Neural Quantum Embedding: Pushing the Limits of Quantum Supervised Learning

TL;DR

This work introduces Neural Quantum Embedding (NQE), a framework that uses a classical neural network to learn data-dependent quantum embeddings, thereby maximizing the trace distance between class-conditional quantum states and tightening the empirical risk lower bound. By replacing or augmenting fixed trainable unitary embeddings with NQE, the approach achieves higher data separability, improved training and generalization, and increased robustness to noise across quantum neural networks and quantum kernel methods. Empirical results on MNIST-based tasks with four-qubit QCNNs and IBM hardware show substantial accuracy gains (up to 96% with PCA-NQE) and reduced generalization bounds, with consistent improvements across larger quantum systems and Fashion-MNIST in simulations. The findings indicate that constraining expressibility to enhance separability enables more trainable and scalable quantum learning on NISQ devices, offering practical benefits for quantum-assisted classification.

Abstract

Quantum embedding is a fundamental prerequisite for applying quantum machine learning techniques to classical data, and has substantial impacts on performance outcomes. In this study, we present Neural Quantum Embedding (NQE), a method that efficiently optimizes quantum embedding beyond the limitations of positive and trace-preserving maps by leveraging classical deep learning techniques. NQE enhances the lower bound of the empirical risk, leading to substantial improvements in classification performance. Moreover, NQE improves robustness against noise. To validate the effectiveness of NQE, we conduct experiments on IBM quantum devices for image data classification, resulting in a remarkable accuracy enhancement from 0.52 to 0.96. In addition, numerical analyses highlight that NQE simultaneously improves the trainability and generalization performance of quantum neural networks, as well as of the quantum kernel method.

Figures (13)

• Figure 1: Overview of the NQE training. The unitary transformation that maps $x_i$ to the quantum feature space is determined by the output of a classical neural network denoted by $g(x_i,w)$, where $w$ represents trainable parameters.

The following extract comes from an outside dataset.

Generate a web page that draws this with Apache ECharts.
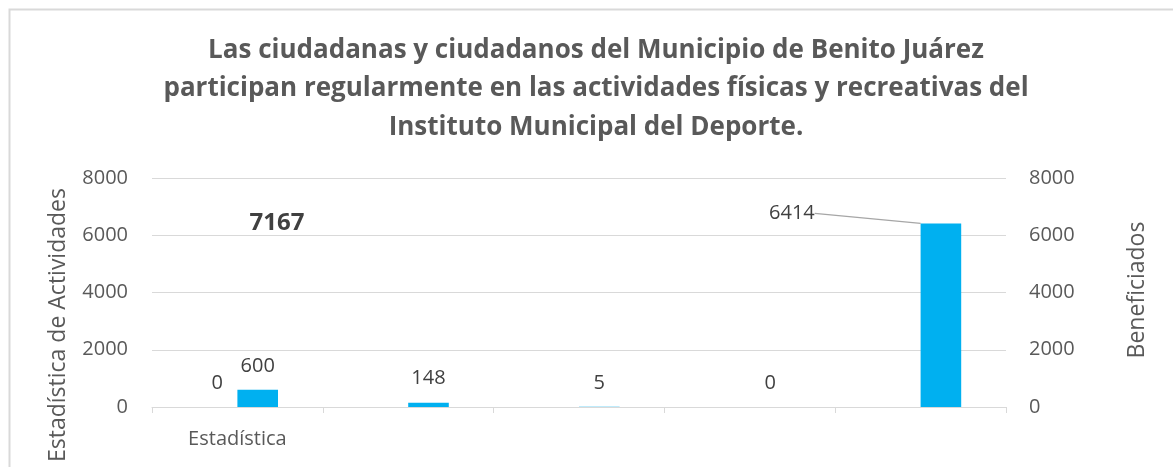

The resulting quantum state is $|x_i(w)\rangle = V(g(x_i,w))|0\rangle^{\otimes n}$. The goal of the training is to produce mapping functions that can separate the two classes of data into two orthogonal subspaces. Efficient calculation of the fidelity between the two quantum states produced by the feature map is performed using a quantum computer.
• Figure 2: (a) Schematic representation of the quantum circuit used in the experiments. The green rectangle indicates the Neural Quantum Embedding (NQE), which transforms classical data $x_i$ into a quantum state $\vert x_i \rangle$. The blue rectangles represent two-qubit parameterized quantum gates of the Quantum Convolutional Neural Network (QCNN), designed for binary classification tasks. (b) Plot depicting the evolution of the trace distance between two ensembles of quantum states embedded by the NQE models during training on the ibmq_toronto device, compared to the trace distance from conventional quantum embedding without NQE. (c) Noiseless QCNN simulation results. (d) The results from QCNN experiments conducted on IBM quantum devices. In (c) and (d), the blue solid, red dashed, and green dash-dotted lines represent the mean training loss histories for conventional ZZ feature embedding, PCA-NQE, and NQE, respectively. The shaded regions in the figure represent one standard deviation from the mean. These values are acquired from five repetitions of each QCNN training with random initialization of parameters. The thicker versions of these lines indicate the theoretical lower bounds for each method.
• Figure 3: Comparative analysis between Neural Quantum Embeddings and Trainable Unitary Embeddings with one, two and three trainable layers. The numerical simulations were conducted under noiseless (left) and noisy (right) environments, utilizing MNIST (top) and Fashion-MNIST (bottom) datasets. For noiseless simulations, we used 1000 iterations, a learning rate of 0.01 learning rate, and batches of 128 data points per iteration. For noisy simulations, we used 200 iterations, a learning rate of 0.05, and batches of 15 data point per iteration. The noisy model simulations utilized the IBM Qiskit FakeGuadalupe environment. The classification accuracies were evaluated using a sample size of 2115 and 2000 data points for the MNIST and Fashion-MNIST datasets, respectively. The mean and one standard deviation from five independent iterations are shown for the loss history.
• Figure 4: The local effective dimension for the circuit with (solid green) and without (dashed blue) NQE. These results are based on ten sets of experiments, each on a distinct artificial dataset with 20 repetitions with random initialization of parameters. The reported values represent the average across all 200 experiments.
• Figure 5: A comparative analysis of the generalization error bound $G$ with varying regularization weights $\lambda$. This plot illustrates the performance enhancement -- lower generalization error bound -- when employing NQE (green triangles) and PCA-NQE (red circles) over conventional methods without NQE (blue squares) in quantum kernel methods. PCA-NQE and NQE were optimized on the ibmq_toronto quantum hardware. The error bound $G$ was determined based on five independent numerical simulations, presenting both the mean and one standard deviation of $G$.